- _INFORMATION SUPPLIED_
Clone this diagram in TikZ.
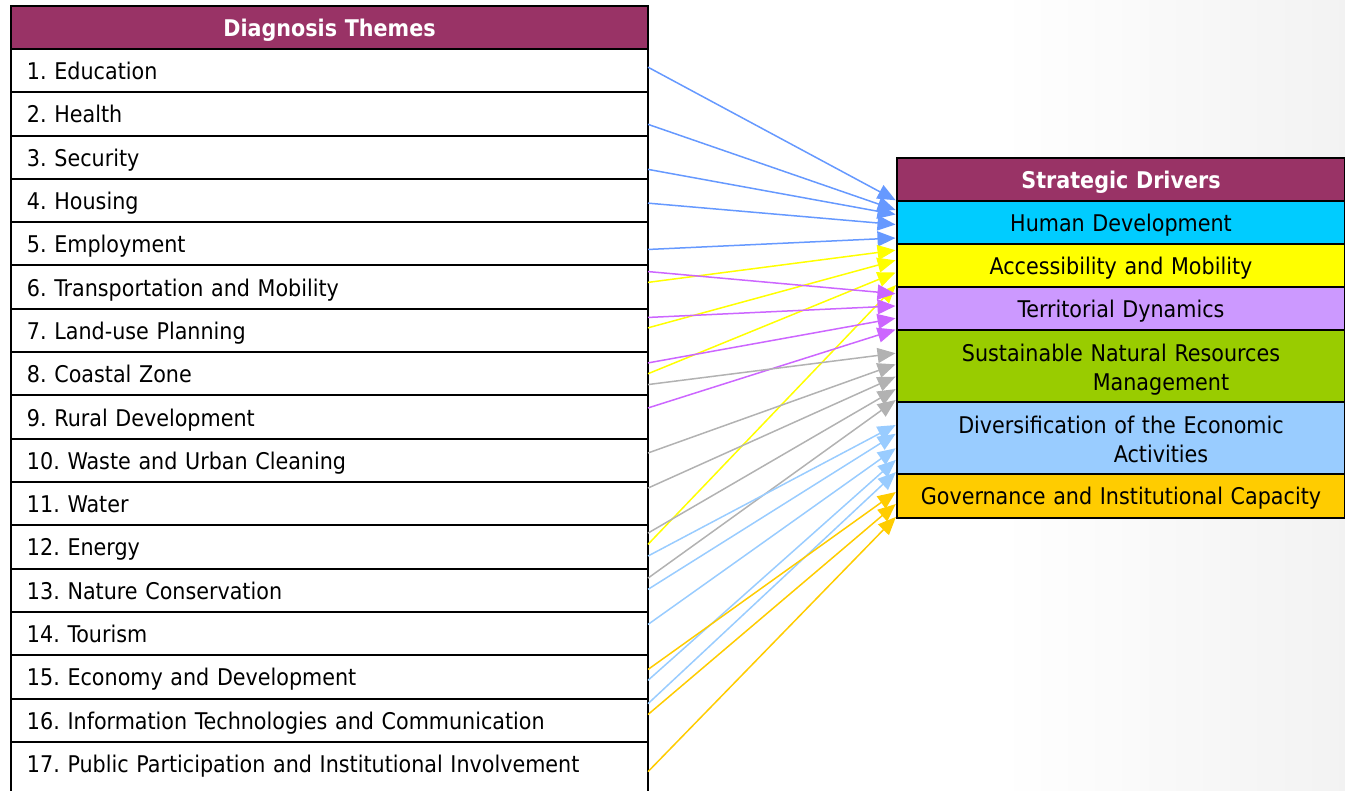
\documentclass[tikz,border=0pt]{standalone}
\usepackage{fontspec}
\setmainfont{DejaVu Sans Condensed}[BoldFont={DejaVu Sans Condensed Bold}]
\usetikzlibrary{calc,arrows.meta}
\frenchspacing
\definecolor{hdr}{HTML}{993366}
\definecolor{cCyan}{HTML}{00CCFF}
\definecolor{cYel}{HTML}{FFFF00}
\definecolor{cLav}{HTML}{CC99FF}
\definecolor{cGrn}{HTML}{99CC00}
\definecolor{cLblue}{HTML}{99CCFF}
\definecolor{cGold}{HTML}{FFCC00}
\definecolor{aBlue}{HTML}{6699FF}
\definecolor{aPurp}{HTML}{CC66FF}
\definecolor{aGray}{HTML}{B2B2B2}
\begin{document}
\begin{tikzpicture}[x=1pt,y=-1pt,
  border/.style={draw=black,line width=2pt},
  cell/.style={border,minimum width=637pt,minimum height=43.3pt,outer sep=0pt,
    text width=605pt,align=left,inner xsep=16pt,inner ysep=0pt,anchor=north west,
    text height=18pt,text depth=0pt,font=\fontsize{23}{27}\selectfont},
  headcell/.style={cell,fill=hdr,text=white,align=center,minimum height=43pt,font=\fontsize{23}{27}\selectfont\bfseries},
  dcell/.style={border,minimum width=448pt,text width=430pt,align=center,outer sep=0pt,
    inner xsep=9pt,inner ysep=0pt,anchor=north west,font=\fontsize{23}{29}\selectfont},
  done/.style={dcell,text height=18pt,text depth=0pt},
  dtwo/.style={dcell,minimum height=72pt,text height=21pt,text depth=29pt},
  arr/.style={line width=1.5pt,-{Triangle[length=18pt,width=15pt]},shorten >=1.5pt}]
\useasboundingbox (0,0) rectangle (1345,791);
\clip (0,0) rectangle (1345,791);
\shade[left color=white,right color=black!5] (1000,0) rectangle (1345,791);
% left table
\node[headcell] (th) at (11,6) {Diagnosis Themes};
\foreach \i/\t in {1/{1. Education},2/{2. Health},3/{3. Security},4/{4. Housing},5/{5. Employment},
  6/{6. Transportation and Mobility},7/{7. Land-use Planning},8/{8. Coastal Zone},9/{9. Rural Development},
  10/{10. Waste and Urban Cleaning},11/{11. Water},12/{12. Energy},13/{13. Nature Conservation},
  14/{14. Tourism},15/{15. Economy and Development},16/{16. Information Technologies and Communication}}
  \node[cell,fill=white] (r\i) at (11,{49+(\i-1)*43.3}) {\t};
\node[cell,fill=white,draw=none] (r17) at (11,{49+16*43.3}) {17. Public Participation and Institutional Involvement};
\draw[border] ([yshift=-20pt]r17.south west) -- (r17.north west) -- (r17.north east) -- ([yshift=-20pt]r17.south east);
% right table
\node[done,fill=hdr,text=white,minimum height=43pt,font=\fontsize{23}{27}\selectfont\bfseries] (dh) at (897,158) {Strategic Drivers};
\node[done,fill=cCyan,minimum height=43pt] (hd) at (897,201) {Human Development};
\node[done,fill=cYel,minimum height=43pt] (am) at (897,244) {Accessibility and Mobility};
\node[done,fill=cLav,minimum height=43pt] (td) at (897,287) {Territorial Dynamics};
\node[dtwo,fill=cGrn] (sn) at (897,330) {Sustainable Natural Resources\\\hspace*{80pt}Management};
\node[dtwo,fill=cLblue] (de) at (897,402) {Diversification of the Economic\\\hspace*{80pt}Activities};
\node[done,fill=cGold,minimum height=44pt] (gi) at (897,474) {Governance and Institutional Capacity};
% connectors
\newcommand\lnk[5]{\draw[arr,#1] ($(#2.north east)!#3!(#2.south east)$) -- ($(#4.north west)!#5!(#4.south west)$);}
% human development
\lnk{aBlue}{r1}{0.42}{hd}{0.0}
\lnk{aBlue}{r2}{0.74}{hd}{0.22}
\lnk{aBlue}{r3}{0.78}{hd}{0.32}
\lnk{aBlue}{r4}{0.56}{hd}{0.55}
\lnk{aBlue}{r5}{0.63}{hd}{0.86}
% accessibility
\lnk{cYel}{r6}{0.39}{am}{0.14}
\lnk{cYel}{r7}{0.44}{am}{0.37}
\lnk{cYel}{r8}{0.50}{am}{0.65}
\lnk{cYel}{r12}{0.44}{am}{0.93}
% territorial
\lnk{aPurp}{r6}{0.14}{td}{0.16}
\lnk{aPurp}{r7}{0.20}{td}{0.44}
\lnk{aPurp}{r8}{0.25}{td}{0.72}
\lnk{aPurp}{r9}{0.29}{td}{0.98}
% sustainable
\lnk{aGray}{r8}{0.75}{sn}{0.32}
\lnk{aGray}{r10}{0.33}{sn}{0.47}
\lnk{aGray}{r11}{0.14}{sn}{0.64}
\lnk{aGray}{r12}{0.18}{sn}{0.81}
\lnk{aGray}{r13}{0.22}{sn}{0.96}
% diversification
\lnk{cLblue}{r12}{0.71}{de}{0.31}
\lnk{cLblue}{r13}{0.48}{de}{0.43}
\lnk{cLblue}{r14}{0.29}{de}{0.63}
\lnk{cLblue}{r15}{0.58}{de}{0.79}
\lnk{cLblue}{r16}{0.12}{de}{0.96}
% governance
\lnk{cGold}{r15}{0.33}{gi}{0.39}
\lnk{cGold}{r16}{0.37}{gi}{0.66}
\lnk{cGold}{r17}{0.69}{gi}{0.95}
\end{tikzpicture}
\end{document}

- _EXERCISE REQUIREMENTS_
Your task is an exact transcription of all the data, minus the pictures.

- _EXERCISE ANSWER_
Clone this diagram in TikZ.
\documentclass[tikz,border=0pt]{standalone}
\usepackage{fontspec}
\setmainfont{DejaVu Sans Condensed}[BoldFont={DejaVu Sans Condensed Bold}]
\usetikzlibrary{calc,arrows.meta}
\frenchspacing
\definecolor{hdr}{HTML}{993366}
\definecolor{cCyan}{HTML}{00CCFF}
\definecolor{cYel}{HTML}{FFFF00}
\definecolor{cLav}{HTML}{CC99FF}
\definecolor{cGrn}{HTML}{99CC00}
\definecolor{cLblue}{HTML}{99CCFF}
\definecolor{cGold}{HTML}{FFCC00}
\definecolor{aBlue}{HTML}{6699FF}
\definecolor{aPurp}{HTML}{CC66FF}
\definecolor{aGray}{HTML}{B2B2B2}
\begin{document}
\begin{tikzpicture}[x=1pt,y=-1pt,
  border/.style={draw=black,line width=2pt},
  cell/.style={border,minimum width=637pt,minimum height=43.3pt,outer sep=0pt,
    text width=605pt,align=left,inner xsep=16pt,inner ysep=0pt,anchor=north west,
    text height=18pt,text depth=0pt,font=\fontsize{23}{27}\selectfont},
  headcell/.style={cell,fill=hdr,text=white,align=center,minimum height=43pt,font=\fontsize{23}{27}\selectfont\bfseries},
  dcell/.style={border,minimum width=448pt,text width=430pt,align=center,outer sep=0pt,
    inner xsep=9pt,inner ysep=0pt,anchor=north west,font=\fontsize{23}{29}\selectfont},
  done/.style={dcell,text height=18pt,text depth=0pt},
  dtwo/.style={dcell,minimum height=72pt,text height=21pt,text depth=29pt},
  arr/.style={line width=1.5pt,-{Triangle[length=18pt,width=15pt]},shorten >=1.5pt}]
\useasboundingbox (0,0) rectangle (1345,791);
\clip (0,0) rectangle (1345,791);
\shade[left color=white,right color=black!5] (1000,0) rectangle (1345,791);
% left table
\node[headcell] (th) at (11,6) {Diagnosis Themes};
\foreach \i/\t in {1/{1. Education},2/{2. Health},3/{3. Security},4/{4. Housing},5/{5. Employment},
  6/{6. Transportation and Mobility},7/{7. Land-use Planning},8/{8. Coastal Zone},9/{9. Rural Development},
  10/{10. Waste and Urban Cleaning},11/{11. Water},12/{12. Energy},13/{13. Nature Conservation},
  14/{14. Tourism},15/{15. Economy and Development},16/{16. Information Technologies and Communication}}
  \node[cell,fill=white] (r\i) at (11,{49+(\i-1)*43.3}) {\t};
\node[cell,fill=white,draw=none] (r17) at (11,{49+16*43.3}) {17. Public Participation and Institutional Involvement};
\draw[border] ([yshift=-20pt]r17.south west) -- (r17.north west) -- (r17.north east) -- ([yshift=-20pt]r17.south east);
% right table
\node[done,fill=hdr,text=white,minimum height=43pt,font=\fontsize{23}{27}\selectfont\bfseries] (dh) at (897,158) {Strategic Drivers};
\node[done,fill=cCyan,minimum height=43pt] (hd) at (897,201) {Human Development};
\node[done,fill=cYel,minimum height=43pt] (am) at (897,244) {Accessibility and Mobility};
\node[done,fill=cLav,minimum height=43pt] (td) at (897,287) {Territorial Dynamics};
\node[dtwo,fill=cGrn] (sn) at (897,330) {Sustainable Natural Resources\\\hspace*{80pt}Management};
\node[dtwo,fill=cLblue] (de) at (897,402) {Diversification of the Economic\\\hspace*{80pt}Activities};
\node[done,fill=cGold,minimum height=44pt] (gi) at (897,474) {Governance and Institutional Capacity};
% connectors
\newcommand\lnk[5]{\draw[arr,#1] ($(#2.north east)!#3!(#2.south east)$) -- ($(#4.north west)!#5!(#4.south west)$);}
% human development
\lnk{aBlue}{r1}{0.42}{hd}{0.0}
\lnk{aBlue}{r2}{0.74}{hd}{0.22}
\lnk{aBlue}{r3}{0.78}{hd}{0.32}
\lnk{aBlue}{r4}{0.56}{hd}{0.55}
\lnk{aBlue}{r5}{0.63}{hd}{0.86}
% accessibility
\lnk{cYel}{r6}{0.39}{am}{0.14}
\lnk{cYel}{r7}{0.44}{am}{0.37}
\lnk{cYel}{r8}{0.50}{am}{0.65}
\lnk{cYel}{r12}{0.44}{am}{0.93}
% territorial
\lnk{aPurp}{r6}{0.14}{td}{0.16}
\lnk{aPurp}{r7}{0.20}{td}{0.44}
\lnk{aPurp}{r8}{0.25}{td}{0.72}
\lnk{aPurp}{r9}{0.29}{td}{0.98}
% sustainable
\lnk{aGray}{r8}{0.75}{sn}{0.32}
\lnk{aGray}{r10}{0.33}{sn}{0.47}
\lnk{aGray}{r11}{0.14}{sn}{0.64}
\lnk{aGray}{r12}{0.18}{sn}{0.81}
\lnk{aGray}{r13}{0.22}{sn}{0.96}
% diversification
\lnk{cLblue}{r12}{0.71}{de}{0.31}
\lnk{cLblue}{r13}{0.48}{de}{0.43}
\lnk{cLblue}{r14}{0.29}{de}{0.63}
\lnk{cLblue}{r15}{0.58}{de}{0.79}
\lnk{cLblue}{r16}{0.12}{de}{0.96}
% governance
\lnk{cGold}{r15}{0.33}{gi}{0.39}
\lnk{cGold}{r16}{0.37}{gi}{0.66}
\lnk{cGold}{r17}{0.69}{gi}{0.95}
\end{tikzpicture}
\end{document}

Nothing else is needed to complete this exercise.